Still, there's one final insight that even the most enlightened
candidates have not grasped: the automatic reciprocity of markets.
Opposition by Mr. Romney to the phasing-out of U.S. farm subsidies
until other countries phase out theirs reflects a seductive theme in
all free-trade debates -- "fairness."
Fears that the U.S. does not always get a fair shake are widely shared.
Says Mr. Romney: "As we pursue new trade agreements, I'm far less
interested in just getting an agreement signed than I am in getting an
agreement signed that is good for America."
Government policy can influence trading patterns, but it can't force
them. Politicians like Mr. Romney tend to feel most at home in a
command-and-control environment. But they are living in a dream world
if they think they can either dictate or enforce the patterns of trade.
The rough justice of the markets will decide.
It's widely assumed that trade opportunities will be unfair unless
balance is negotiated with foreign governments. Not so. U.S. imports
and exports are tied into an integrated market system.
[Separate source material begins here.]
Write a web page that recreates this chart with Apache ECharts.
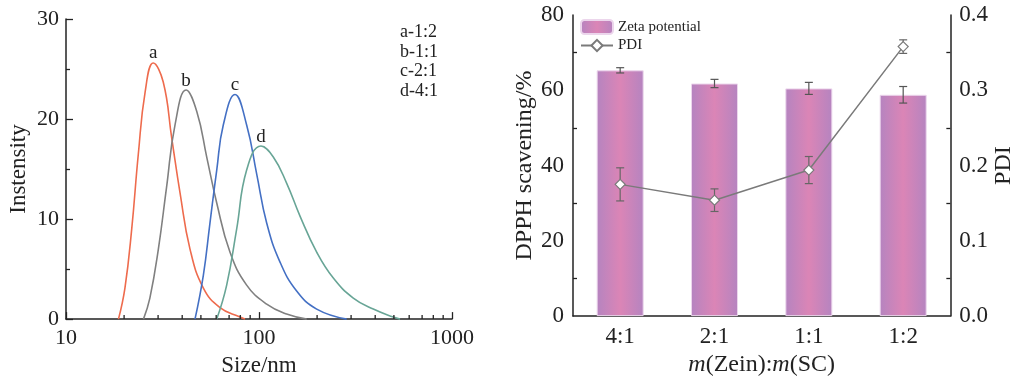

The economy must
export goods (or sell off assets) to pay for the imports it chooses.
Because the system pays for its imports with exports, reciprocity is
automatic. If imports are taxed or obstructed, that acts as an
obstruction to exports too. We need a president who is wise enough to
recognize that protectionism impedes our exports as well as our imports.
The candidates should not forget that whatever Washington does will be
imitated (or retaliated against) by other countries. What goes around
comes around. It's up to the U.S. to set the best example.
Mr. Ranson is head of research at H.C. Wainwright Economics Inc.